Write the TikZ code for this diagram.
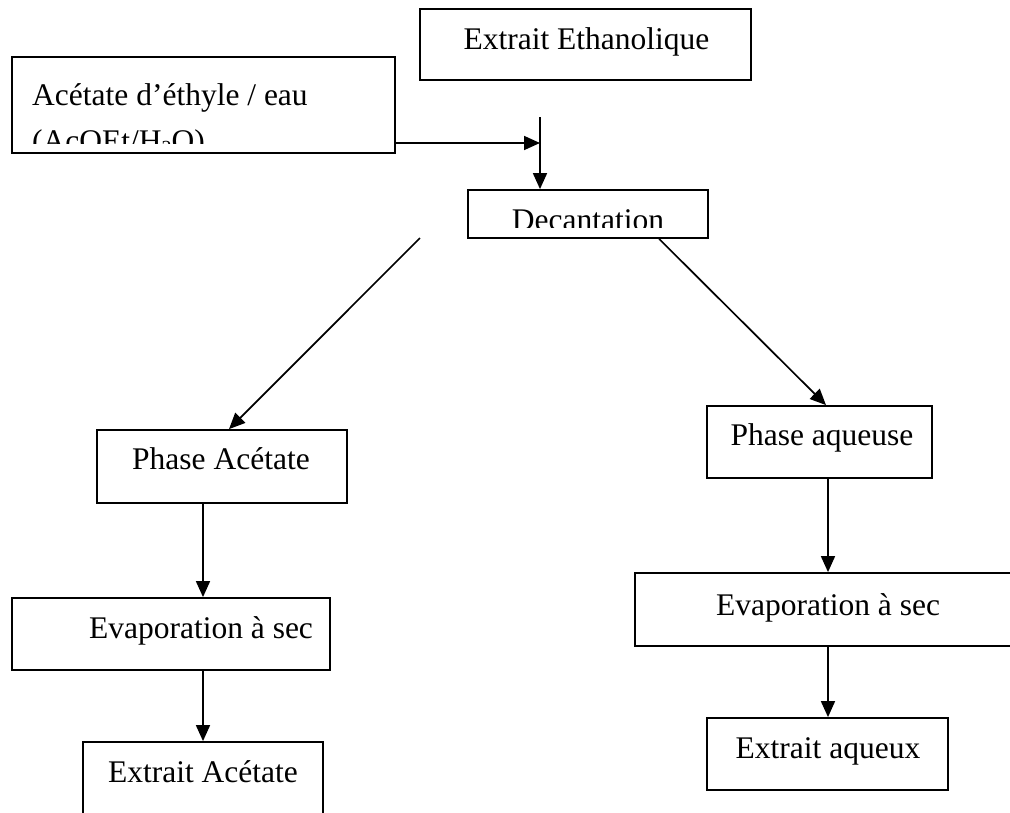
\documentclass[tikz,border=0pt]{standalone}
\usepackage{fontspec}
\setmainfont{Liberation Serif}
\usetikzlibrary{arrows.meta,calc}
\newcommand\fsz{\fontsize{31.5}{37}\selectfont}
\tikzset{
  box/.style={draw, line width=1.8pt, rectangle, inner sep=0pt},
  lbl/.style={font=\fsz, anchor=base, inner sep=0pt},
  arr/.style={-{Triangle[length=16pt,width=14pt]}, line width=1.7pt},
}
\begin{document}
\begin{tikzpicture}[x=1pt,y=-1pt]
\useasboundingbox (0,0) rectangle (1010,812);
\fill[white] (0,0) rectangle (1010,812);
% boxes
\node[box, minimum width=331pt, minimum height=71pt] (eth) at (585.5,44.5) {};
\node[box, minimum width=383pt, minimum height=96pt] (aco) at (203.5,105) {};
\node[box, minimum width=240pt, minimum height=48pt] (dec) at (588,214) {};
\node[box, minimum width=250pt, minimum height=73pt] (pac) at (222,466.5) {};
\node[box, minimum width=225pt, minimum height=72pt] (paq) at (819.5,442) {};
\node[box, minimum width=318pt, minimum height=72pt] (evl) at (171,634) {};
\node[box, minimum width=240pt, minimum height=88pt] (eac) at (203,786) {};
\node[box, minimum width=385pt, minimum height=73pt] (evr) at (827.5,609.5) {};
\node[box, minimum width=241pt, minimum height=72pt] (eaq) at (827.5,754) {};
% labels
\node[lbl] (teth) at (586.5,49) {Extrait Ethanolique};
\begin{scope}
\clip (14,59) rectangle (393,143);
\node[lbl, anchor=base west] (taco1) at (32,105) {Acétate d’éthyle / eau};
\node[lbl, anchor=base west] (taco2) at (32,151) {(AcOEt/H\raisebox{-0.25ex}{\fontsize{20}{24}\selectfont 2}O)};
\end{scope}
\begin{scope}
\clip (470,192) rectangle (706,227);
\node[lbl] (tdec) at (588,230) {Decantation};
\end{scope}
\node[lbl] (tpac) at (221,469) {Phase Acétate};
\node[lbl] (tpaq) at (822,445) {Phase aqueuse};
\node[lbl] (tevl) at (201,638) {Evaporation à sec};
\node[lbl] (teac) at (203,782) {Extrait Acétate};
\node[lbl] (tevr) at (828,615) {Evaporation à sec};
\node[lbl] (teaq) at (828,758) {Extrait aqueux};
% connectors
\coordinate (junc) at (540,143);
\coordinate (vtop) at (540,117);
\draw[arr] (aco.east |- junc) -- (junc);
\draw[arr] (vtop) -- (dec.north -| vtop);
\coordinate (ldstart) at (420,238);
\draw[arr] (ldstart) -- ($(pac.north)+(7,0)$);
\draw[arr] ($(dec.south west)+(192,0)$) -- ($(paq.north)+(6.5,0)$);
\coordinate (lx) at (203,0);
\coordinate (rx) at (828,0);
\draw[arr] (pac.south -| lx) -- (evl.north -| lx);
\draw[arr] (evl.south -| lx) -- (eac.north -| lx);
\draw[arr] (paq.south -| rx) -- (evr.north -| rx);
\draw[arr] (evr.south -| rx) -- (eaq.north -| rx);
\end{tikzpicture}
\end{document}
- - -
> _EXERCISE DESCRIPTION_: Repeat the data exactly, excluding the pictures.

> _ANSWER_:
Write the TikZ code for this diagram.
\documentclass[tikz,border=0pt]{standalone}
\usepackage{fontspec}
\setmainfont{Liberation Serif}
\usetikzlibrary{arrows.meta,calc}
\newcommand\fsz{\fontsize{31.5}{37}\selectfont}
\tikzset{
  box/.style={draw, line width=1.8pt, rectangle, inner sep=0pt},
  lbl/.style={font=\fsz, anchor=base, inner sep=0pt},
  arr/.style={-{Triangle[length=16pt,width=14pt]}, line width=1.7pt},
}
\begin{document}
\begin{tikzpicture}[x=1pt,y=-1pt]
\useasboundingbox (0,0) rectangle (1010,812);
\fill[white] (0,0) rectangle (1010,812);
% boxes
\node[box, minimum width=331pt, minimum height=71pt] (eth) at (585.5,44.5) {};
\node[box, minimum width=383pt, minimum height=96pt] (aco) at (203.5,105) {};
\node[box, minimum width=240pt, minimum height=48pt] (dec) at (588,214) {};
\node[box, minimum width=250pt, minimum height=73pt] (pac) at (222,466.5) {};
\node[box, minimum width=225pt, minimum height=72pt] (paq) at (819.5,442) {};
\node[box, minimum width=318pt, minimum height=72pt] (evl) at (171,634) {};
\node[box, minimum width=240pt, minimum height=88pt] (eac) at (203,786) {};
\node[box, minimum width=385pt, minimum height=73pt] (evr) at (827.5,609.5) {};
\node[box, minimum width=241pt, minimum height=72pt] (eaq) at (827.5,754) {};
% labels
\node[lbl] (teth) at (586.5,49) {Extrait Ethanolique};
\begin{scope}
\clip (14,59) rectangle (393,143);
\node[lbl, anchor=base west] (taco1) at (32,105) {Acétate d’éthyle / eau};
\node[lbl, anchor=base west] (taco2) at (32,151) {(AcOEt/H\raisebox{-0.25ex}{\fontsize{20}{24}\selectfont 2}O)};
\end{scope}
\begin{scope}
\clip (470,192) rectangle (706,227);
\node[lbl] (tdec) at (588,230) {Decantation};
\end{scope}
\node[lbl] (tpac) at (221,469) {Phase Acétate};
\node[lbl] (tpaq) at (822,445) {Phase aqueuse};
\node[lbl] (tevl) at (201,638) {Evaporation à sec};
\node[lbl] (teac) at (203,782) {Extrait Acétate};
\node[lbl] (tevr) at (828,615) {Evaporation à sec};
\node[lbl] (teaq) at (828,758) {Extrait aqueux};
% connectors
\coordinate (junc) at (540,143);
\coordinate (vtop) at (540,117);
\draw[arr] (aco.east |- junc) -- (junc);
\draw[arr] (vtop) -- (dec.north -| vtop);
\coordinate (ldstart) at (420,238);
\draw[arr] (ldstart) -- ($(pac.north)+(7,0)$);
\draw[arr] ($(dec.south west)+(192,0)$) -- ($(paq.north)+(6.5,0)$);
\coordinate (lx) at (203,0);
\coordinate (rx) at (828,0);
\draw[arr] (pac.south -| lx) -- (evl.north -| lx);
\draw[arr] (evl.south -| lx) -- (eac.north -| lx);
\draw[arr] (paq.south -| rx) -- (evr.north -| rx);
\draw[arr] (evr.south -| rx) -- (eaq.north -| rx);
\end{tikzpicture}
\end{document}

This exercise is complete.